The first high altitude finish of the Vuelta. At first sight this looks like one of the toughest stages of the race with the distance and altitude, a finish close to 2,000 metres above sea level. But it’s a ski station finish with moderate gradients and the slope eases before the line. It’s still a summit finish showdown but cleverly it won’t provide the definitive selection.
Stage 8 Wrap: a sprint win for Nacer Bouhanni with a late switch in the closing metres. The commissaires reviewed it and awarded the stage to Bouhanni. Earlier we had scenes to make local literary heroes Don Quixote and Sancho Panza proud as the peloton tilted in the crosswinds of La Mancha. It came to nothing but meant everything to provide drama to an otherwise regular stage especially as Nairo Quintana was among those caught out.
The Route: we could pick over every detail but the important point is the finish. For most of the stage it’s a procession to the final climb. The Puerto de Cabigordo merits its third category status with a moderate gradient below 4%.
The Alto de San Rafael averages just over 4% but don’t mistake it for the same. It’s got a flat intermediate section meaning the mean average is not reflective of the difficulty, it’s typically 6%. Not a lot either but more climbing.
The Finish: the Vuelta has some infernal finishes but this is more like a ski-station finish in France. Uphill yes but at a steady and accessible gradient designed to allow large vehicles to negotiate the road. The road almost flattens out for the finish.
The Scenario: good luck to a breakaway but it’ll need some heavy-hitters to stay away. Otherwise we can expect the main teams to set the pace to the final climb, melting the lead of any break in the same way we say on the road to La Zubia the other day.
The Contenders: a climb where the gradient eases looks perfect for Alejandro Valverde, he’s in shape and can sprint well. Chris Froome showed us he’s got what it takes too with his sprint two days ago. Other riders wanting to win the stage might have to make their move earlier but the problem is that anyone leaping early will only find they get riders sat on on their wheel as the slope eases.
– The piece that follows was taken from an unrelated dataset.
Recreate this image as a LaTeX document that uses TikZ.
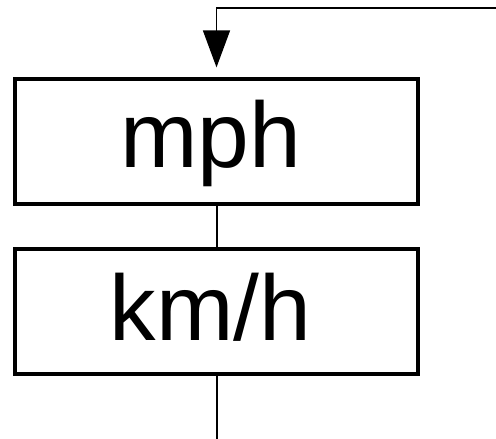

Dan Martin’s been climbing and sprinting well and if he can hang on could do the job on the condition that he backs off right until the last minute.
|Chris Froome, Joaquim Rodriguez
As the chart shows, a real change in weather, the temperature “halves” according to the Celsius scale.
TV: As usual the finish is expected for 5.40pm Euro time. The Alto de San Rafael is expected to start around 5.00pm so be sure to tune by then.
Daily Díaz: Today’s first intermediate sprint (km 101,5) is located in Teruel, the smallest of Spanish provincial capitals (35,000 inhabitants). This is a mountainous area, with a severe climate (one of the maximum temperature ranges of Spain), and with difficult communications (there is no direct train to Madrid). In the artistic side, Teruel is known for the mudéjar architecture, built by Muslim workers under the command of Christian kings. When the northern Christians conquered the Muslim southern lands, the surviving Moors had two options: keep their religion, and be called mudéjares under the protection of the king (until the 16th century); or convert to Christianism, and be called moriscos, who were expelled in the 17th century.